━━━ Materials provided
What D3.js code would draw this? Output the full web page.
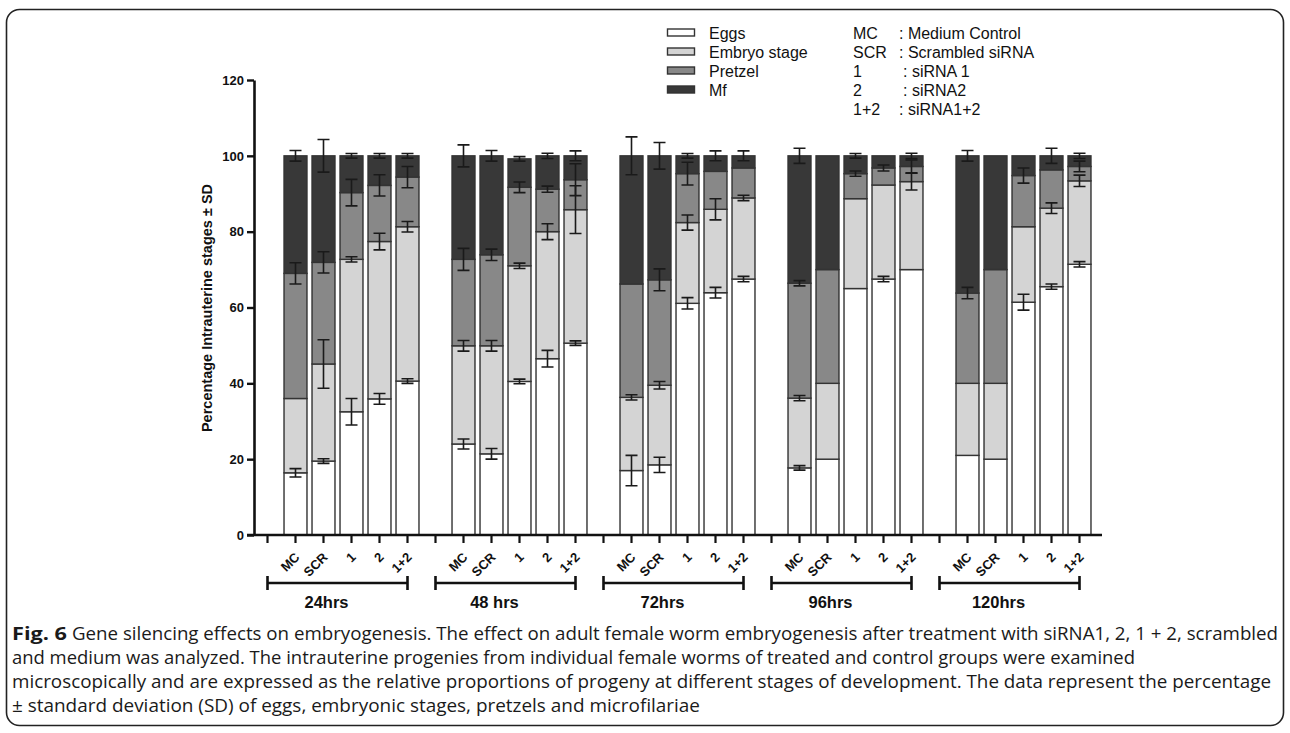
<!DOCTYPE html>
<html>
<head>
<meta charset="utf-8">
<script src="https://cdn.jsdelivr.net/npm/d3@7/dist/d3.min.js"></script>
<style>
  body { margin: 0; background: #fff; }
  svg text { font-family: Arial, "Liberation Sans", sans-serif; fill: #111; }
  .caption text { font-family: "Open Sans", "Noto Sans", sans-serif; fill: #1a1a1a; }
</style>
</head>
<body>
<svg id="chart" width="1290" height="733"></svg>
<script>
// time points and treatments (bars inside each time point)
const groups = ["24hrs", "48 hrs", "72hrs", "96hrs", "120hrs"];
const treatments = ["MC", "SCR", "1", "2", "1+2"];
const stages = ["Eggs", "Embryo stage", "Pretzel", "Mf"];
const yTicks = [0, 20, 40, 60, 80, 100, 120];

// percentage of each stage, group by group (MC, SCR, 1, 2, 1+2)
const eggs = [
  16.4, 19.5, 32.5, 35.9, 40.6,
  24.0, 21.4, 40.5, 46.5, 50.6,
  17.0, 18.5, 61.1, 63.9, 67.5,
  17.7, 20.0, 65.0, 67.5, 70.0,
  21.0, 20.0, 61.4, 65.5, 71.4
];
const embryo = [
  19.6, 25.6, 40.2, 41.5, 40.7,
  25.9, 28.5, 30.5, 33.5, 35.2,
  19.3, 21.0, 21.3, 22.0, 21.4,
  18.4, 20.0, 23.7, 24.8, 23.2,
  19.0, 20.0, 19.9, 20.7, 22.0
];
const pretzel = [
  33.0, 26.8, 17.6, 14.8, 13.1,
  22.8, 24.0, 20.7, 11.2, 7.9,
  29.9, 27.8, 12.9, 10.0, 7.9,
  30.3, 30.0, 6.6, 4.5, 4.0,
  23.8, 30.0, 13.5, 10.1, 3.8
];
const mf = [
  31.0, 28.1, 9.7, 7.8, 5.6,
  27.3, 26.1, 7.5, 8.8, 6.3,
  33.8, 32.7, 4.7, 4.1, 3.2,
  33.6, 30.0, 4.7, 3.2, 2.8,
  36.2, 30.0, 5.2, 3.7, 2.8
];

// standard deviations (0 = no error bar drawn)
const eggsSD = [
  1.1, 0.6, 3.5, 1.4, 0.6,
  1.3, 1.4, 0.6, 2.2, 0.6,
  4.0, 2.0, 1.5, 1.4, 0.7,
  0.6, 0, 0, 0.7, 0,
  0, 0, 2.1, 0.7, 0.7
];
const embryoSD = [
  0, 6.4, 0.7, 2.2, 1.4,
  1.4, 1.4, 0.7, 2.1, 6.3,
  0.7, 1.0, 2.0, 2.8, 0.7,
  0.7, 0, 0, 0, 2.2,
  0, 0, 0, 1.4, 1.5
];
const pretzelSD = [
  2.8, 2.8, 3.5, 2.8, 2.8,
  2.9, 1.5, 1.4, 0.8, 4.2,
  0, 2.9, 3.0, 0, 0,
  0.7, 0, 0.7, 0.8, 1.7,
  1.5, 0, 2.0, 0, 1.4
];
const mfSD = [
  1.4, 4.3, 0.6, 0.6, 0.6,
  2.9, 1.4, 0.6, 0.7, 1.3,
  5.0, 3.5, 0.6, 1.3, 1.3,
  2.0, 0, 0.6, 0, 0.7,
  1.4, 0, 0, 2.0, 0.7
];

const abbreviations = ["MC", "SCR", "1", "2", "1+2"];
const meanings = [": Medium Control", ": Scrambled siRNA", ": siRNA 1", ": siRNA2", ": siRNA1+2"];

const captionBold = "Fig. 6";
const captionLines = [
  "Gene silencing effects on embryogenesis. The effect on adult female worm embryogenesis after treatment with siRNA1, 2, 1 + 2, scrambled",
  "and medium was analyzed. The intrauterine progenies from individual female worms of treated and control groups were examined",
  "microscopically and are expressed as the relative proportions of progeny at different stages of development. The data represent the percentage",
  "\u00b1 standard deviation (SD) of eggs, embryonic stages, pretzels and microfilariae"
];

const fills = ["#ffffff", "#d4d4d4", "#888888", "#383838"];
const values = [eggs, embryo, pretzel, mf];
const sds = [eggsSD, embryoSD, pretzelSD, mfSD];

// build the rows for the stack
const rows = [];
groups.forEach((g, gi) => {
  treatments.forEach((t, ti) => {
    const i = gi * treatments.length + ti;
    const row = { key: g + "|" + t, group: g, treatment: t, i: i };
    stages.forEach((s, si) => { row[s] = values[si][i]; });
    rows.push(row);
  });
});

// one empty slot before each group, then five bars
const slots = [];
groups.forEach(g => {
  slots.push(g + "|gap");
  treatments.forEach(t => slots.push(g + "|" + t));
});

const svg = d3.select("#chart");

// frame
svg.append("rect")
  .attr("x", 6.5).attr("y", 9.5)
  .attr("width", 1277).attr("height", 716)
  .attr("rx", 13).attr("ry", 13)
  .attr("fill", "none").attr("stroke", "#222").attr("stroke-width", 1.6);

const x = d3.scaleBand()
  .domain(slots)
  .range([253.5, 1093.5])
  .paddingInner(0.18)
  .paddingOuter(0.09);

const y = d3.scaleLinear().domain([0, 120]).range([535, 80]);

const stacked = d3.stack().keys(stages)(rows);

// bars
const layers = svg.append("g").attr("class", "bars")
  .selectAll("g")
  .data(stacked)
  .enter().append("g")
  .attr("fill", (d, i) => fills[i]);

layers.selectAll("rect")
  .data(d => d)
  .enter().append("rect")
  .attr("x", d => x(d.data.key))
  .attr("y", d => y(d[1]))
  .attr("width", x.bandwidth())
  .attr("height", d => y(d[0]) - y(d[1]))
  .attr("stroke", "#333")
  .attr("stroke-width", 1.4);

// error bars at the top of every segment
const errs = [];
stacked.forEach((layer, si) => {
  layer.forEach(d => {
    const sd = sds[si][d.data.i];
    if (sd > 0) errs.push({ key: d.data.key, top: d[1], sd: sd });
  });
});

const cap = 6;
const errG = svg.append("g").attr("class", "errors")
  .attr("stroke", "#1a1a1a").attr("stroke-width", 1.6).attr("fill", "none");
errs.forEach(e => {
  const cx = x(e.key) + x.bandwidth() / 2;
  const y1 = y(e.top + e.sd), y2 = y(e.top - e.sd);
  errG.append("path")
    .attr("d", `M${cx},${y1}V${y2}M${cx - cap},${y1}H${cx + cap}M${cx - cap},${y2}H${cx + cap}`);
});

// y axis
const yAxis = svg.append("g")
  .attr("transform", "translate(254,0)")
  .call(d3.axisLeft(y).tickValues(yTicks).tickSize(7).tickSizeOuter(0).tickPadding(3));
yAxis.select(".domain").attr("stroke", "#111").attr("stroke-width", 2.6);
yAxis.selectAll(".tick line").attr("stroke", "#111").attr("stroke-width", 2.4);
yAxis.selectAll(".tick text")
  .style("font-size", "13px").style("font-weight", "bold").attr("fill", "#111");

// x axis: ticks at every slot, labels only under bars
const xAxis = svg.append("g")
  .attr("transform", "translate(0,535)")
  .call(d3.axisBottom(x).tickSize(8).tickSizeOuter(0).tickFormat(""));
xAxis.select(".domain").attr("d", "M247,0H1102").attr("stroke", "#111").attr("stroke-width", 2.6);
xAxis.selectAll(".tick line").attr("stroke", "#111").attr("stroke-width", 2.2);

svg.append("g").selectAll("text")
  .data(rows)
  .enter().append("text")
  .attr("transform", d => `translate(${x(d.key) + x.bandwidth() / 2 + 5},558) rotate(-45)`)
  .attr("text-anchor", "end")
  .style("font-size", "13px")
  .style("font-weight", "bold")
  .text(d => d.treatment);

// group brackets and labels
const brackets = svg.append("g").attr("stroke", "#111").attr("stroke-width", 2.6).attr("fill", "none");
groups.forEach(g => {
  const x0 = x(g + "|gap") + x.bandwidth() / 2;
  const x1 = x(g + "|1+2") + x.bandwidth() / 2;
  brackets.append("path").attr("d", `M${x0},576V590M${x0},583H${x1}M${x1},576V590`);
  svg.append("text")
    .attr("x", x(g + "|1") + x.bandwidth() / 2 - 25)
    .attr("y", 608)
    .attr("text-anchor", "middle")
    .style("font-size", "16.5px")
    .style("font-weight", "bold")
    .text(g);
});

// y axis title
svg.append("text")
  .attr("transform", "translate(212,308) rotate(-90)")
  .attr("text-anchor", "middle")
  .style("font-size", "14.5px")
  .style("font-weight", "bold")
  .text("Percentage Intrauterine stages \u00b1 SD");

// legend: stages
const legend = svg.append("g");
stages.forEach((s, i) => {
  const ly = 39 + i * 19;
  legend.append("rect")
    .attr("x", 667.5).attr("y", ly - 10).attr("width", 27).attr("height", 7)
    .attr("fill", fills[i]).attr("stroke", "#333").attr("stroke-width", 1.4);
  legend.append("text").attr("x", 709).attr("y", ly).style("font-size", "16px").text(s);
});

// legend: abbreviations
abbreviations.forEach((a, i) => {
  const ly = 39 + i * 19;
  legend.append("text").attr("x", 853).attr("y", ly).style("font-size", "16px").text(a);
  legend.append("text").attr("x", (i === 2 || i === 3) ? 903 : 899).attr("y", ly)
    .style("font-size", "16px").text(meanings[i]);
});

// caption
const cap0 = svg.append("g").attr("class", "caption");
cap0.append("text")
  .attr("x", 12).attr("y", 640)
  .attr("textLength", 55).attr("lengthAdjust", "spacingAndGlyphs")
  .style("font-size", "18.5px").style("font-weight", "bold")
  .text(captionBold);
const lineEnds = [1278, 1135, 1271, 700];
captionLines.forEach((t, i) => {
  const x0 = i === 0 ? 72 : 12;
  cap0.append("text")
    .attr("x", x0).attr("y", 640 + i * 24)
    .attr("textLength", lineEnds[i] - x0).attr("lengthAdjust", "spacingAndGlyphs")
    .style("font-size", "18.5px")
    .text(t);
});
</script>
</body>
</html>
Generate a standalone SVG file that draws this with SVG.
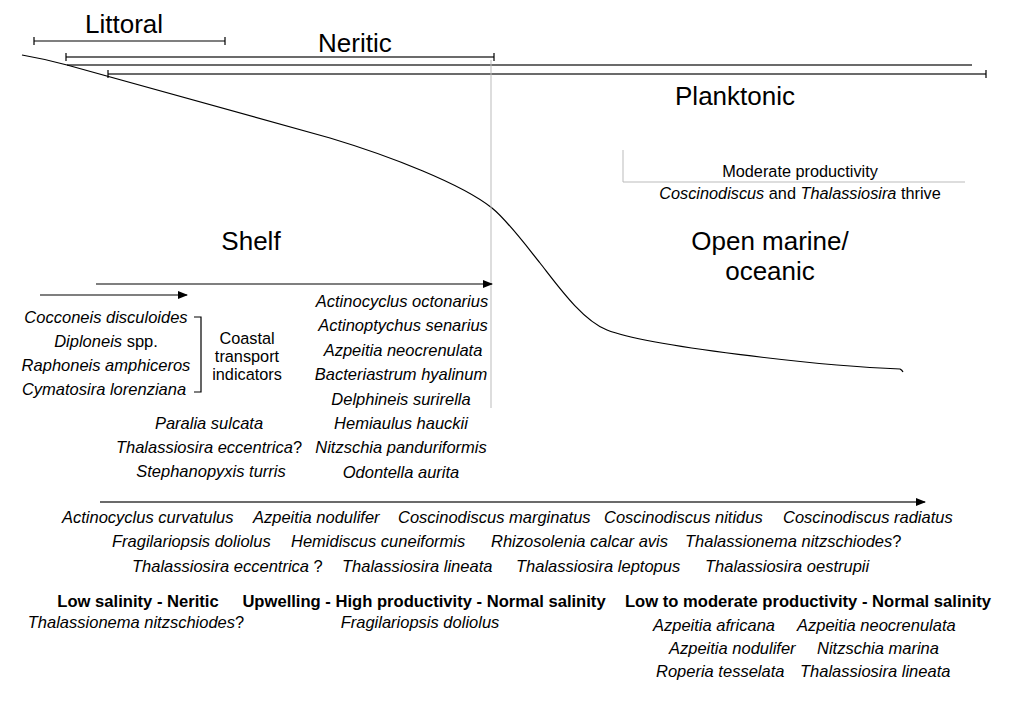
<svg xmlns="http://www.w3.org/2000/svg" width="1009" height="702" viewBox="0 0 1009 702">
<style>
text{font-family:"Liberation Sans",Arial,sans-serif;fill:#000}
.big{font-size:26px}
.sp{font-size:16.5px;font-style:italic}
.nm{font-size:16.3px}
.b{font-size:16.6px;font-weight:bold}
.up{font-style:normal}
.it{font-style:italic}
.mid{text-anchor:middle}
.ln{stroke:#000;stroke-width:1.2;fill:none}
.dl{stroke:#3a3a3a;stroke-width:1.6;fill:none}
.gr{stroke:#bbb;stroke-width:1;fill:none}
</style>
<defs>
<marker id="ah" markerWidth="10" markerHeight="8" refX="9" refY="4" orient="auto" markerUnits="userSpaceOnUse">
<path d="M0,0 L10,4 L0,8 Z" fill="#000"/>
</marker>
</defs>
<rect width="1009" height="702" fill="#fff"/>

<g id="ranges">
<path class="ln" d="M34,41 H225 M34,37 V45 M225,37 V45"/>
<path class="dl" d="M66,57 H494"/>
<path class="ln" d="M66,53 V61 M494,53 V61"/>
<path class="dl" d="M67,65 H972"/>
<path class="dl" d="M108,74 H986"/>
<path class="ln" d="M108,70 V78 M986,70 V78"/>
</g>

<g id="profile">
<path class="ln" d="M22,55 Q45,59 67,65 L330,138 C390,156 462,184 492,208 C507,220 526,245.5 540,263 C558,286 582,320 607,330 C647,346 820,366 900,369 Q902,370 903,372"/>
</g>

<g id="guides">
<path class="gr" d="M491,60 V408"/>
<path class="gr" d="M623,150 V182 H965"/>
</g>

<g id="zone-labels">
<text class="big" x="85" y="33">Littoral</text>
<text class="big" x="318" y="52">Neritic</text>
<text class="big mid" x="735" y="105">Planktonic</text>
<text class="big mid" x="251" y="250">Shelf</text>
<text class="big mid" x="770" y="250">Open marine/</text>
<text class="big mid" x="770" y="280">oceanic</text>
</g>

<g id="moderate-productivity">
<text class="nm mid" x="800" y="177">Moderate productivity</text>
<text class="nm mid" x="800" y="199"><tspan class="it">Coscinodiscus</tspan> and <tspan class="it">Thalassiosira</tspan> thrive</text>
</g>

<g id="connectors">
<path class="ln" d="M96,284 H492" marker-end="url(#ah)"/>
<path class="ln" d="M40,295 H187" marker-end="url(#ah)"/>
<path class="dl" d="M100,502 H925" marker-end="url(#ah)"/>
<path class="ln" d="M194,317 H201 V392 H194"/>
</g>

<g id="coastal-list">
<text class="sp mid" x="106" y="323">Cocconeis disculoides</text>
<text class="sp mid" x="106" y="347">Diploneis<tspan class="up"> spp.</tspan></text>
<text class="sp mid" x="106" y="371">Raphoneis amphiceros</text>
<text class="sp mid" x="104" y="395">Cymatosira lorenziana</text>
</g>

<g id="coastal-label">
<text class="nm mid" x="247" y="344">Coastal</text>
<text class="nm mid" x="247" y="362">transport</text>
<text class="nm mid" x="247" y="380">indicators</text>
</g>

<g id="shelf-list">
<text class="sp mid" x="209" y="429">Paralia sulcata</text>
<text class="sp mid" x="209" y="453">Thalassiosira eccentrica<tspan class="up">?</tspan></text>
<text class="sp mid" x="211" y="477">Stephanopyxis turris</text>
</g>

<g id="neritic-list">
<text class="sp mid" x="402" y="307">Actinocyclus octonarius</text>
<text class="sp mid" x="403" y="331">Actinoptychus senarius</text>
<text class="sp mid" x="403" y="356">Azpeitia neocrenulata</text>
<text class="sp mid" x="401" y="380">Bacteriastrum hyalinum</text>
<text class="sp mid" x="401" y="405">Delphineis surirella</text>
<text class="sp mid" x="401" y="429">Hemiaulus hauckii</text>
<text class="sp mid" x="401" y="453">Nitzschia panduriformis</text>
<text class="sp mid" x="401" y="478">Odontella aurita</text>
</g>

<g id="planktonic-list">
<text class="sp" x="62" y="523">Actinocyclus curvatulus</text>
<text class="sp" x="253" y="523">Azpeitia nodulifer</text>
<text class="sp" x="398" y="523">Coscinodiscus marginatus</text>
<text class="sp" x="604" y="523">Coscinodiscus nitidus</text>
<text class="sp" x="783" y="523">Coscinodiscus radiatus</text>
<text class="sp" x="112" y="547">Fragilariopsis doliolus</text>
<text class="sp" x="291" y="547">Hemidiscus cuneiformis</text>
<text class="sp" x="491" y="547">Rhizosolenia calcar avis</text>
<text class="sp" x="685" y="547">Thalassionema nitzschiodes<tspan class="up">?</tspan></text>
<text class="sp" x="132" y="572">Thalassiosira eccentrica<tspan class="up"> ?</tspan></text>
<text class="sp" x="342" y="572">Thalassiosira lineata</text>
<text class="sp" x="516" y="572">Thalassiosira leptopus</text>
<text class="sp" x="705" y="572">Thalassiosira oestrupii</text>
</g>

<g id="low-salinity">
<text class="b mid" x="138" y="607">Low salinity - Neritic</text>
<text class="sp mid" x="136" y="628">Thalassionema nitzschiodes<tspan class="up">?</tspan></text>
</g>

<g id="upwelling">
<text class="b mid" x="424" y="607">Upwelling - High productivity - Normal salinity</text>
<text class="sp mid" x="420" y="628">Fragilariopsis doliolus</text>
</g>

<g id="low-moderate">
<text class="b mid" x="808" y="607">Low to moderate productivity - Normal salinity</text>
<text class="sp" x="653" y="631">Azpeitia africana</text>
<text class="sp" x="797" y="631">Azpeitia neocrenulata</text>
<text class="sp" x="669" y="654">Azpeitia nodulifer</text>
<text class="sp" x="817" y="654">Nitzschia marina</text>
<text class="sp" x="656" y="677">Roperia tesselata</text>
<text class="sp" x="800" y="677">Thalassiosira lineata</text>
</g>
</svg>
━━━━━━
**Required task:**
Copy nothing past the line containing "const yTicks = [0, 20, 40, 60, 80, 100, 120];": reproduce every line from the start of the records up to it, skipping pictures.

**Full answer:**
What D3.js code would draw this? Output the full web page.
<!DOCTYPE html>
<html>
<head>
<meta charset="utf-8">
<script src="https://cdn.jsdelivr.net/npm/d3@7/dist/d3.min.js"></script>
<style>
  body { margin: 0; background: #fff; }
  svg text { font-family: Arial, "Liberation Sans", sans-serif; fill: #111; }
  .caption text { font-family: "Open Sans", "Noto Sans", sans-serif; fill: #1a1a1a; }
</style>
</head>
<body>
<svg id="chart" width="1290" height="733"></svg>
<script>
// time points and treatments (bars inside each time point)
const groups = ["24hrs", "48 hrs", "72hrs", "96hrs", "120hrs"];
const treatments = ["MC", "SCR", "1", "2", "1+2"];
const stages = ["Eggs", "Embryo stage", "Pretzel", "Mf"];
const yTicks = [0, 20, 40, 60, 80, 100, 120];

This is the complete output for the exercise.